Here's another technocratic idea: as we know, whomping hell out of Rodney King with batons came about in part because LAPD officers weren't allowed anymore to use the windpipe-closing chokehold that they had formerly been taught to use on out-of-control arrestees. The problem was that cops would periodically choke people to death, especially black guys who had really pissed them off. Was this because cops were seized by an irrational, uncaused hatred of black guys or because black guys tend more often to do things that really piss cops off? The first answer is the only socially acceptable one.

So, the two dozen cops trying to apprehend Rodney King saw themselves as having not much alternative to bouncing truncheons off Rodney until he decided to come quietly. (Plus, they'd been chasing him at 100 mph, so whomping him just seemed like a good idea at the time.) 
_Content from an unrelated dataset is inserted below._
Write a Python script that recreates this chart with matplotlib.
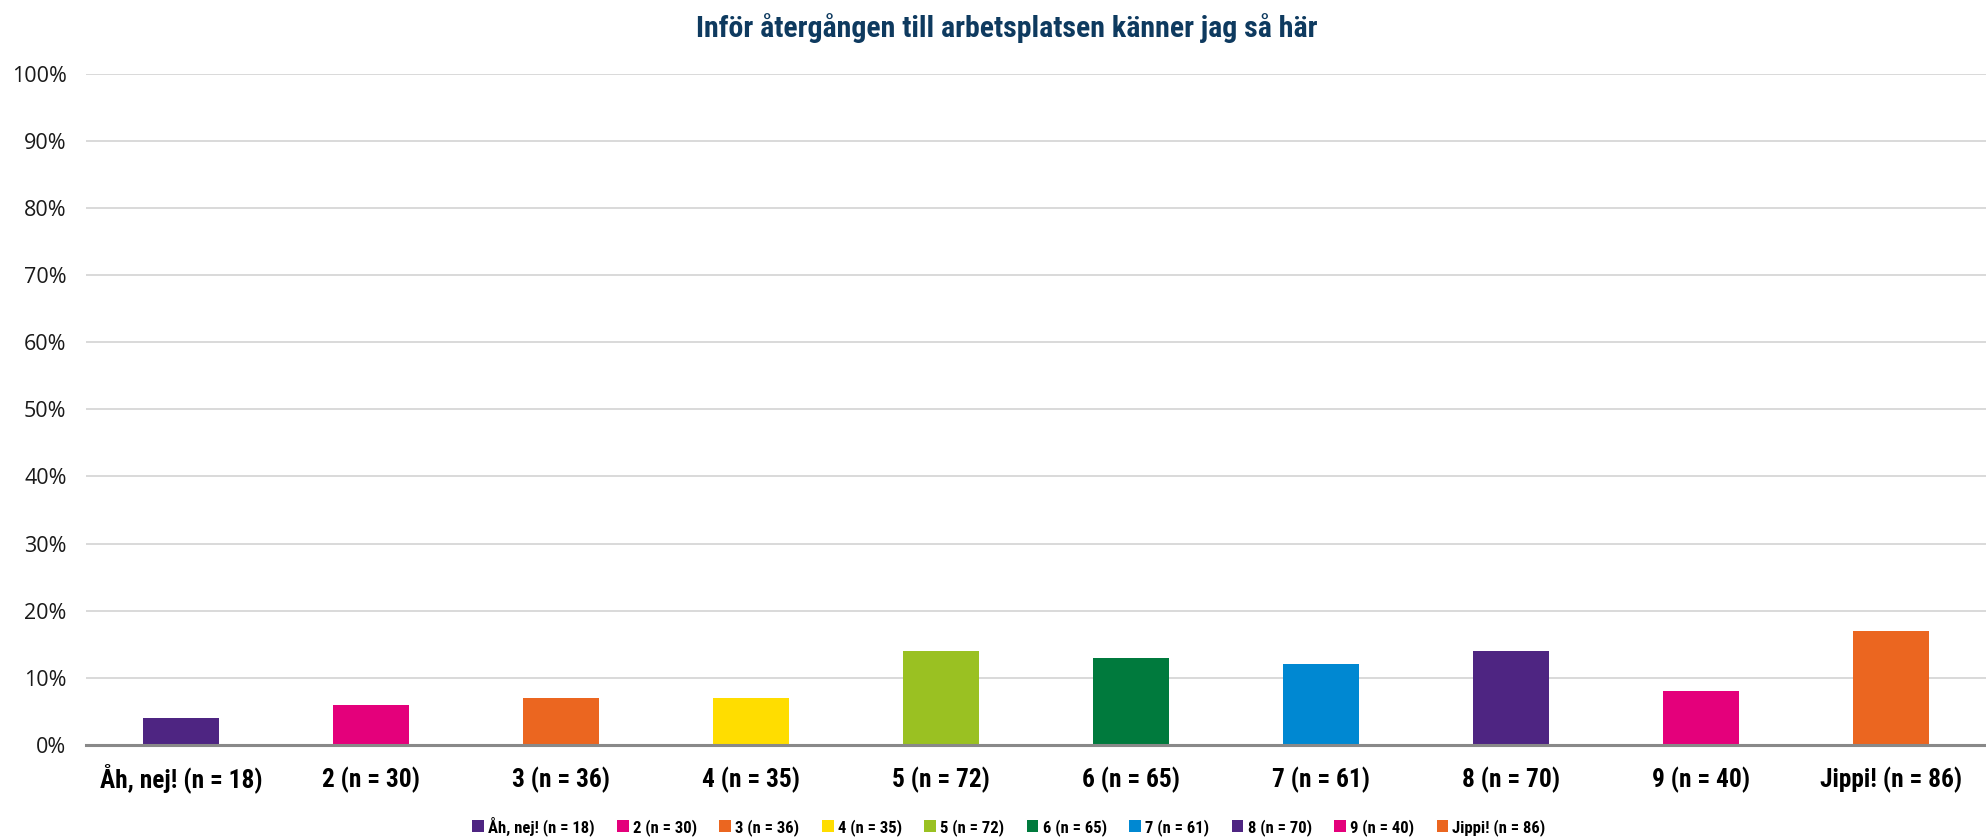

To me, it seemed like there has to be some kind of technological improvement that was better than either whomping or wading in and getting a chokehold. And, indeed, we've seen police forces equipping cops with stand-off weapons such as tasers and pepper spray.

P.S. Commenter gwern found an article from the LA Times, not the NY Times as I recalled. (I was a subscriber to the NY Times in Chicago at the time, but I was vacationing at my parents' house in LA at the time of the verdict in the second trial.)
> Jurors also played and replayed the best evidence in the case--the videotape of the beating that had been taken by an amateur and enhanced by the FBI.
>
> "We went through it frame by frame, slow-motion, fast-motion, God I don't know how many times we watched that thing," Juror No. 9 said.
>
> The tape, made by a bystander, could not answer all their questions. It was blurry at one crucial moment after King was struck and fell to the ground. Some jurors said they could see Powell using his baton to bash the fallen King in the head. But others had difficulty seeing head blows, even when the tape was viewed frame by frame.
>
> All could see a powerful blow that Powell later landed across King's chest. King was on the ground at the time, on his back.
>
> "That chest blow was unreasonable and we felt it was not to effect an arrest but just to hurt the guy," No. 9 said. "That convinced about a third of us."
>
> Powell's laughter while making a radio call to request an ambulance for King also contributed to jurors' impressions that he had acted callously. But the panel stopped short of taking a vote.

So, to the extent that this is the article I remembered, it doesn't say that it was the last blow that led to the conviction, just that there was one blow that was seen by a significant fraction of the jury as unjustified beyond a reasonable doubt. But, in any case, that's awfully different from The Narrative.